Thoughts from an Address Book
Today I am grateful for rest, good books to read, gravity to keep us stable. I am also grateful for a new address book.
Our address book was getting old and cluttered, outdated and confusing. We got a new one as a gift at Christmas and I spent some time last weekend transferring addresses from the old to the new.
In the process, my thoughts and emotions included:
*The sadness and grief as I came across the names of family members who have died in recent years. Some, like two of my aunts, no longer need a spot in the address book at all. Others, like my sister and one of my brothers-in-law no longer need their spouses listed with them.
*Have you ever considered the addresses of deceased loved ones? Wondered where they reside? I know that part of each of them resides in me, in my heart.

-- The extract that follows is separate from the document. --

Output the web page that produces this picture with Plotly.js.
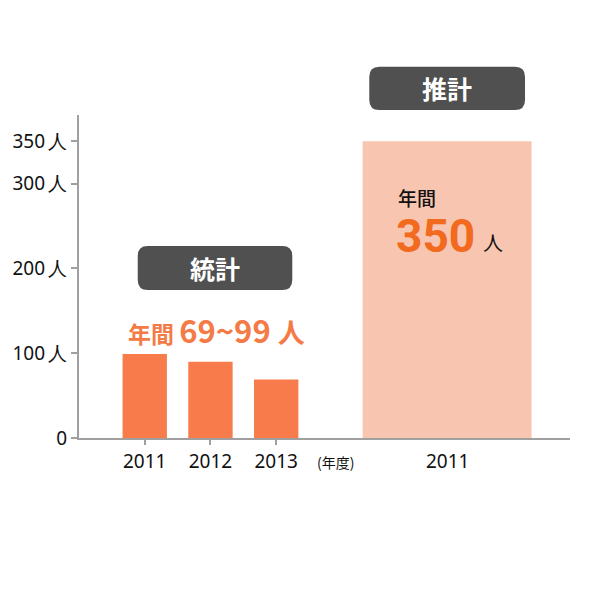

*More sadness, and also some peace, as I put Mom's nursing home address "officially" in the book, thinking that the next new book will likely not need a spot for her either.
*And there are those who have divorced, some who have remarried. Big changes. Necessary changes. Often happy changes after the struggles.
*Some smiles as I attempted to count the times my one niece and her boyfriend have moved in recent years. Mobile youth. Thanks for making a mess of my address book :-) You aren't the only ones who have moved, but you get the prize for most often.
*And with each name and family I wrote down, I thought about them. I extended gratefulness to them and to our shared journeys. Young and old. Infants and college-aged. Nieces and nephews established and heading toward middle age themselves. Long-time friends and new additions. Siblings with addresses that haven't changed in decades.
It all adds up to meaning in my life. Addresses written in a book. People written on my heart.